{x}
blog image

Two City Scheduling

A company is planning to interview 2n people. Given the array costs where costs[i] = [aCosti, bCosti], the cost of flying the ith person to city a is aCosti, and the cost of flying the ith person to city b is bCosti.

Return the minimum cost to fly every person to a city such that exactly n people arrive in each city.

 

Example 1:

Input: costs = [[10,20],[30,200],[400,50],[30,20]]
Output: 110
Explanation: 
The first person goes to city A for a cost of 10.
The second person goes to city A for a cost of 30.
The third person goes to city B for a cost of 50.
The fourth person goes to city B for a cost of 20.

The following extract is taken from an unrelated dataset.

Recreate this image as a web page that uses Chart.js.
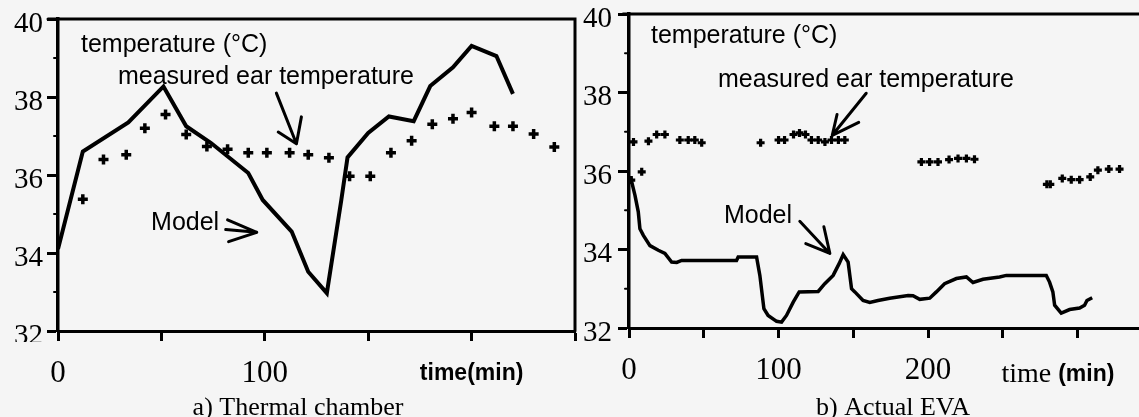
<!DOCTYPE html>
<html>
<head>
<meta charset="utf-8">
<script src="https://cdn.jsdelivr.net/npm/chart.js@4/dist/chart.umd.min.js"></script>
<style>
  body { margin: 0; background: #f5f5f5; width: 1139px; height: 417px; overflow: hidden; position: relative }
  canvas { position: absolute; top: 0 }
  #chamber { left: 0 }
  #eva { left: 577px }
</style>
</head>
<body>
<canvas id="chamber" width="577" height="417" style="width:577px;height:417px"></canvas>
<canvas id="eva" width="562" height="417" style="width:562px;height:417px"></canvas>
<script>
// a) thermal chamber
const chamberModelTime = [0, 12, 34, 51, 62, 74, 92, 99, 113, 121, 130, 137, 140, 150, 160, 172, 180, 191, 200, 212, 220]
const chamberModelTemp = [34.1, 36.6, 37.35, 38.27, 37.25, 36.82, 36.05, 35.36, 34.55, 33.52, 32.97, 35.36, 36.45, 37.08, 37.5, 37.38, 38.28, 38.76, 39.31, 39.05, 38.08]
const chamberEarTime = [12, 22, 33, 42, 52, 62, 72, 82, 92, 101, 112, 121, 131, 141, 151, 161, 171, 181, 191, 200, 211, 220, 230, 240]
const chamberEarTemp = [35.38, 36.4, 36.52, 37.2, 37.55, 37.04, 36.73, 36.66, 36.57, 36.57, 36.57, 36.52, 36.44, 35.97, 35.97, 36.57, 36.88, 37.3, 37.44, 37.6, 37.25, 37.25, 37.05, 36.72]

// b) actual EVA
const evaModelTime = [1, 4, 6.2, 7.3, 9.6, 14, 19.6, 24, 28.5, 31.9, 35.2, 71.9, 73, 85.3, 87.5, 90.2, 93, 98.7, 102, 105.3, 109.8, 113.8, 126.5, 130.9, 136.5, 140.5, 143.2, 146.5, 148.8, 151, 156.5, 161, 166.5, 174.3, 186.6, 189.9, 194.4, 201.1, 205.5, 211, 218.9, 225.6, 230, 236.7, 247.8, 252.3, 279, 281.2, 283.4, 284.6, 289, 294.6, 301.3, 304.6, 306.2, 309.7]
const evaModelTemp = [35.85, 35.38, 34.96, 34.53, 34.36, 34.1, 33.98, 33.9, 33.68, 33.67, 33.72, 33.72, 33.81, 33.81, 33.34, 32.49, 32.32, 32.17, 32.15, 32.32, 32.66, 32.92, 32.93, 33.13, 33.34, 33.64, 33.87, 33.68, 33.0, 32.92, 32.7, 32.65, 32.7, 32.76, 32.83, 32.82, 32.73, 32.76, 32.92, 33.13, 33.26, 33.3, 33.16, 33.24, 33.3, 33.34, 33.34, 33.17, 32.92, 32.58, 32.38, 32.47, 32.51, 32.58, 32.7, 32.77]
const evaEarTime = [1.5, 3, 8.5, 13, 18.5, 24, 34, 39.6, 44, 48.6, 88, 100, 104, 110, 114, 118, 122, 126.5, 131, 135.4, 140, 144.3, 195.5, 201, 206.6, 214, 220, 225.6, 231, 279.4, 281.7, 289.7, 295.7, 301.3, 308.4, 313.5, 320.8, 328]
const evaEarTemp = [35.77, 36.74, 35.98, 36.76, 36.93, 36.93, 36.79, 36.79, 36.79, 36.72, 36.72, 36.79, 36.79, 36.93, 36.97, 36.93, 36.79, 36.79, 36.74, 36.79, 36.79, 36.79, 36.23, 36.23, 36.23, 36.29, 36.32, 36.32, 36.3, 35.66, 35.66, 35.81, 35.78, 35.78, 35.85, 36.02, 36.05, 36.05]

// tick labels
const tempTicks = [32, 34, 36, 38, 40]
const chamberTimeTicks = [0, 100, 200]
const chamberTimeText = ['0', '100', 'time(min)']
const evaTimeTicks = [0, 100, 200]
const evaTimeText = ['0', '100', '200']

const SANS = 'Liberation Sans'
const SERIF = 'Liberation Serif'
const BG = '#f5f5f5'

const points = (xs, ys) => xs.map((x, i) => ({ x, y: ys[i] }))

// text, arrows, frame and captions drawn on top of each panel
function decor(cfg) {
  return {
    id: 'decor',
    afterDraw(chart) {
      const { ctx, chartArea: a, scales: { x, y } } = chart
      const px = (p) => [x.getPixelForValue(p[0]), y.getPixelForValue(p[1])]
      ctx.save()
      // the scan is cut just under the x axis
      ctx.fillStyle = BG
      ctx.fillRect(0, 342, a.left - 4, 10)
      ctx.strokeStyle = '#000'
      ctx.fillStyle = '#000'
      ctx.lineCap = 'round'
      // frame
      ctx.lineWidth = 3
      ctx.beginPath()
      ctx.moveTo(a.left - cfg.topOverhang, a.top)
      ctx.lineTo(a.right, a.top)
      if (cfg.rightBorder) ctx.lineTo(a.right, a.bottom)
      ctx.stroke()
      // minor y ticks
      ctx.lineWidth = 2
      for (let v = 33; v < 40; v += 2) {
        const yy = y.getPixelForValue(v)
        ctx.beginPath()
        ctx.moveTo(a.left - 4, yy)
        ctx.lineTo(a.left, yy)
        ctx.stroke()
      }
      // labels
      ctx.font = `25px "${SANS}"`
      ctx.textBaseline = 'middle'
      ctx.textAlign = 'left'
      cfg.texts.forEach((t) => {
        const [tx, ty] = px(t.at)
        ctx.fillText(t.text, tx, ty)
      })
      // arrows
      ctx.lineWidth = 3
      ctx.lineJoin = 'round'
      cfg.arrows.forEach((ar) => {
        const from = px(ar.from)
        const to = px(ar.to)
        ctx.beginPath()
        ctx.moveTo(...from)
        ctx.lineTo(...to)
        ar.wings.forEach((w) => {
          ctx.moveTo(...px(w))
          ctx.lineTo(...to)
        })
        ctx.stroke()
      })
      // extra axis label
      if (cfg.axisLabel) {
        let [lx] = px([cfg.axisLabel.at, 0])
        const ly = 382
        ctx.textBaseline = 'alphabetic'
        ctx.font = `28px "${SERIF}"`
        ctx.fillText('time ', lx, ly)
        lx += ctx.measureText('time ').width
        ctx.font = `bold 23px "${SANS}"`
        ctx.fillText('(min)', lx, ly - 1)
      }
      // caption
      ctx.textAlign = 'center'
      ctx.textBaseline = 'alphabetic'
      ctx.font = `26px "${SERIF}"`
      ctx.fillText(cfg.caption, cfg.captionX, 415)
      ctx.restore()
    },
  }
}

function makeChart(id, o) {
  return new Chart(document.getElementById(id), {
    type: 'line',
    data: {
      datasets: [
        {
          data: points(o.modelTime, o.modelTemp),
          borderColor: '#000',
          borderWidth: o.lineWidth,
          pointRadius: 0,
          tension: 0,
          fill: false,
        },
        {
          data: points(o.earTime, o.earTemp),
          showLine: false,
          pointStyle: 'cross',
          pointRadius: o.markerSize,
          pointBorderWidth: o.markerWidth,
          pointBorderColor: '#000',
          pointBackgroundColor: '#000',
        },
      ],
    },
    options: {
      responsive: false,
      animation: false,
      events: [],
      layout: { autoPadding: false, padding: { top: o.top, right: o.right, left: 0, bottom: 0 } },
      plugins: { legend: { display: false }, tooltip: { enabled: false } },
      scales: {
        x: {
          type: 'linear',
          min: 0,
          max: o.xMax,
          afterFit: (s) => {
            s.height = o.xHeight
            s.paddingLeft = 0
            s.paddingRight = 0
          },
          border: { display: true, color: '#000', width: 3 },
          grid: { drawOnChartArea: false, drawTicks: true, tickLength: 10, tickWidth: 3, tickColor: '#000' },
          ticks: {
            stepSize: 50,
            includeBounds: false,
            autoSkip: false,
            maxRotation: 0,
            padding: 14,
            color: '#000',
            font: (c) => (c.tick && o.timeText[o.timeTicks.indexOf(c.tick.value)] === 'time(min)'
              ? { family: SANS, size: 23, weight: 'bold', lineHeight: 1.6 }
              : { family: SERIF, size: 31 }),
            callback: (v) => {
              const i = o.timeTicks.indexOf(v)
              return i < 0 ? '' : o.timeText[i]
            },
          },
        },
        y: {
          min: 32,
          max: 40,
          afterFit: (s) => {
            s.width = o.yWidth
            s.paddingTop = 0
            s.paddingBottom = 0
          },
          border: { display: true, color: '#000', width: 3.5 },
          grid: { drawOnChartArea: false, drawTicks: true, tickLength: 11, tickWidth: 3, tickColor: '#000' },
          ticks: {
            stepSize: 2,
            autoSkip: false,
            padding: o.yPad,
            labelOffset: 5,
            color: '#000',
            font: { family: SERIF, size: 29 },
            callback: (v) => (tempTicks.includes(v) ? String(v) : ''),
          },
        },
      },
    },
    plugins: [decor(o.decor)],
  })
}

makeChart('chamber', {
  modelTime: chamberModelTime,
  modelTemp: chamberModelTemp,
  earTime: chamberEarTime,
  earTemp: chamberEarTemp,
  timeTicks: chamberTimeTicks,
  timeText: chamberTimeText,
  xMax: 250,
  top: 19,
  right: 2,
  xHeight: 86,
  yWidth: 58,
  yPad: 4,
  lineWidth: 4,
  markerSize: 5,
  markerWidth: 3.5,
  decor: {
    rightBorder: true,
    topOverhang: 10,
    texts: [
      { at: [11.1, 39.33], text: 'temperature (°C)' },
      { at: [29, 38.51], text: 'measured ear temperature' },
      { at: [45, 34.77], text: 'Model' },
    ],
    arrows: [
      { from: [105.6, 38.1], to: [115.3, 36.8], wings: [[106.5, 37.1], [117.7, 37.49]] },
      { from: [81.1, 34.6], to: [96.1, 34.53], wings: [[82, 34.85], [82.5, 34.29]] },
    ],
    caption: 'a) Thermal chamber',
    captionX: 298,
  },
})

makeChart('eva', {
  modelTime: evaModelTime,
  modelTemp: evaModelTemp,
  earTime: evaEarTime,
  earTemp: evaEarTemp,
  timeTicks: evaTimeTicks,
  timeText: evaTimeText,
  xMax: 341,
  top: 14,
  right: 0,
  xHeight: 89,
  yWidth: 52,
  yPad: 6,
  lineWidth: 3.5,
  markerSize: 4,
  markerWidth: 3.2,
  decor: {
    rightBorder: false,
    topOverhang: 6,
    texts: [
      { at: [14.7, 39.43], text: 'temperature (°C)' },
      { at: [59.5, 38.31], text: 'measured ear temperature' },
      { at: [63.5, 34.86], text: 'Model' },
    ],
    arrows: [
      { from: [158.6, 37.98], to: [135.9, 36.91], wings: [[139.1, 37.44], [153.6, 37.24]] },
      { from: [114.2, 34.72], to: [134.3, 33.9], wings: [[118.2, 34.15], [130.3, 34.58]] },
    ],
    axisLabel: { at: 249 },
    caption: 'b) Actual EVA',
    captionX: 316,
  },
})
</script>
</body>
</html>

The total minimum cost is 10 + 30 + 50 + 20 = 110 to have half the people interviewing in each city.

Example 2:

Input: costs = [[259,770],[448,54],[926,667],[184,139],[840,118],[577,469]]
Output: 1859

Example 3:

Input: costs = [[515,563],[451,713],[537,709],[343,819],[855,779],[457,60],[650,359],[631,42]]
Output: 3086

 

Constraints:

  • 2 * n == costs.length
  • 2 <= costs.length <= 100
  • costs.length is even.
  • 1 <= aCosti, bCosti <= 1000

Solution Explanation for 1029. Two City Scheduling

This problem involves finding the minimum cost to send n people to city A and n people to city B, given a cost matrix where costs[i] = [aCost_i, bCost_i] represents the cost of sending person i to city A and city B respectively.

The optimal solution leverages a greedy approach. The core idea is to sort the costs based on the difference between the cost of sending a person to city A and the cost of sending them to city B (aCost_i - bCost_i).

Algorithm:

  1. Sort: Sort the costs array based on the difference aCost_i - bCost_i. People with a smaller difference (meaning it's cheaper to send them to city A) will come earlier in the sorted array.

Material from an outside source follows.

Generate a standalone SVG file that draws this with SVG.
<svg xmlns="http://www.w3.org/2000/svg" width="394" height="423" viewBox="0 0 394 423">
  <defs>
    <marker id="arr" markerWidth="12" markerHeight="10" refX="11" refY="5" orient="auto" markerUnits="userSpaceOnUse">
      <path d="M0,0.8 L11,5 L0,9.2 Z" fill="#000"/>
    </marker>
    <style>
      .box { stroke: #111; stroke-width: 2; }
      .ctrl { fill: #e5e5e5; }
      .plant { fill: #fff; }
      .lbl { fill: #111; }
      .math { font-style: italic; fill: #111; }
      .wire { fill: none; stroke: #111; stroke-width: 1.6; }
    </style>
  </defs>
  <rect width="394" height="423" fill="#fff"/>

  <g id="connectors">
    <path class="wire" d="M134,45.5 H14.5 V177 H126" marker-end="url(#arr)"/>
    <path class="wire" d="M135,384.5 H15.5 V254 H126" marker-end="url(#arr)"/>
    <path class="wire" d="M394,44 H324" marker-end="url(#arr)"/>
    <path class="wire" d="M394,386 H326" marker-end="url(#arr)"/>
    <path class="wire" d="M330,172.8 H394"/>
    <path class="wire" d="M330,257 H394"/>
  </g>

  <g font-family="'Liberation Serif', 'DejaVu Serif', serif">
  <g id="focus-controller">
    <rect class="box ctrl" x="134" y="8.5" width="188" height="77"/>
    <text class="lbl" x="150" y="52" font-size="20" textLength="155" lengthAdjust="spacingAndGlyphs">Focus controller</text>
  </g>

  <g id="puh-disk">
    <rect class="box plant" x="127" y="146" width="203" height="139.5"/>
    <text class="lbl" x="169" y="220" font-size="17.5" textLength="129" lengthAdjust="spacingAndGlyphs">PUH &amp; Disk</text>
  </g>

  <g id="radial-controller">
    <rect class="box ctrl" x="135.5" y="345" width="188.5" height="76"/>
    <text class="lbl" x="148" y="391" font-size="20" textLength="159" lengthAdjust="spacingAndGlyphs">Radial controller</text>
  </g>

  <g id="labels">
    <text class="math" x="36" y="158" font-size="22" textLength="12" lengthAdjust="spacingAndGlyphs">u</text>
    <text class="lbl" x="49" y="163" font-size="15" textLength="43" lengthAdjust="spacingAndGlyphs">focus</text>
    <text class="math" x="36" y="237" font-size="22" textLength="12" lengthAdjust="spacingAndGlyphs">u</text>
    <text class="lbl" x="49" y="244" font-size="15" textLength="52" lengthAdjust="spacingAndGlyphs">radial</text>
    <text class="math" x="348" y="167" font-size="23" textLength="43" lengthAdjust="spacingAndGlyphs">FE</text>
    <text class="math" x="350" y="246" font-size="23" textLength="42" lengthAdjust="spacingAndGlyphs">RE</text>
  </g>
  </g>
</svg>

  2. Assign: Assign the first n people to city A and the remaining n people to city B. This ensures that we send the people who are significantly cheaper to send to city A to city A first.

  3. Calculate Total Cost: Sum the costs of sending the assigned people to their respective cities. This sum represents the minimum total cost.

Time Complexity Analysis:

  • Sorting the array takes O(N log N) time, where N is the number of people (which is equal to 2n).
  • The loop to calculate the total cost takes O(N) time.

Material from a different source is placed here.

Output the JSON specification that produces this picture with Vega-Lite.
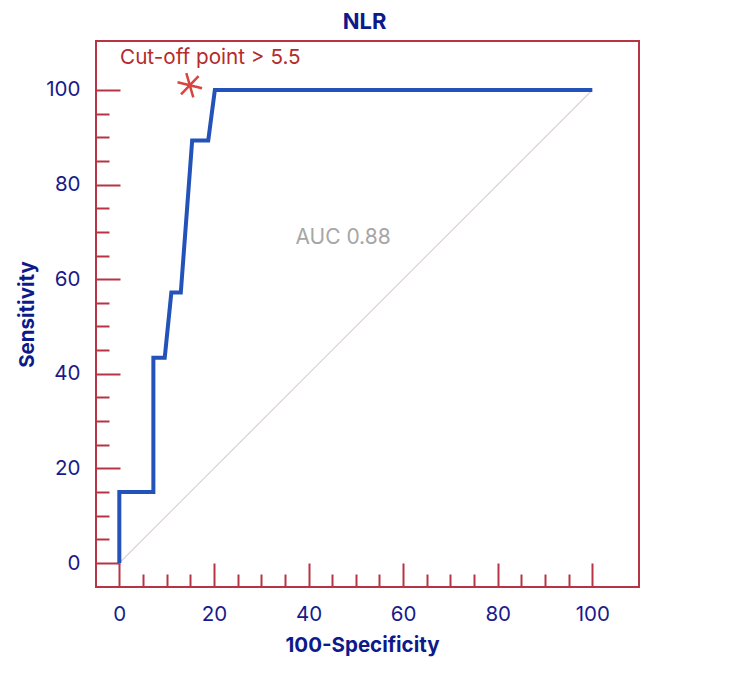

Therefore, the overall time complexity is dominated by the sorting step, resulting in O(N log N).

Space Complexity Analysis:

The space complexity depends on the sorting algorithm used. In-place sorting algorithms like merge sort or quicksort have a space complexity of O(log N) (due to the recursive calls in the worst-case for quicksort). If a non-in-place sorting algorithm is used like merge sort, it will have O(N) auxiliary space. Thus space complexity can vary between O(log N) and O(N) based on the sorting algorithm used.

Code Explanation (Python):

class Solution:
    def twoCitySchedCost(self, costs: List[List[int]]) -> int:
        costs.sort(key=lambda x: x[0] - x[1])  #Sort by difference (aCost - bCost)
        n = len(costs) // 2  #Number of people to send to each city
        total_cost = 0
        for i in range(n):
            total_cost += costs[i][0] + costs[i + n][1] #Sum costs (first n to A, next n to B)
        return total_cost

The Python code directly implements the algorithm described above. The lambda function provides a concise way to specify the sorting key. The code efficiently calculates the total cost in a single loop. Other languages follow a similar structure, differing only in syntax and libraries used for sorting.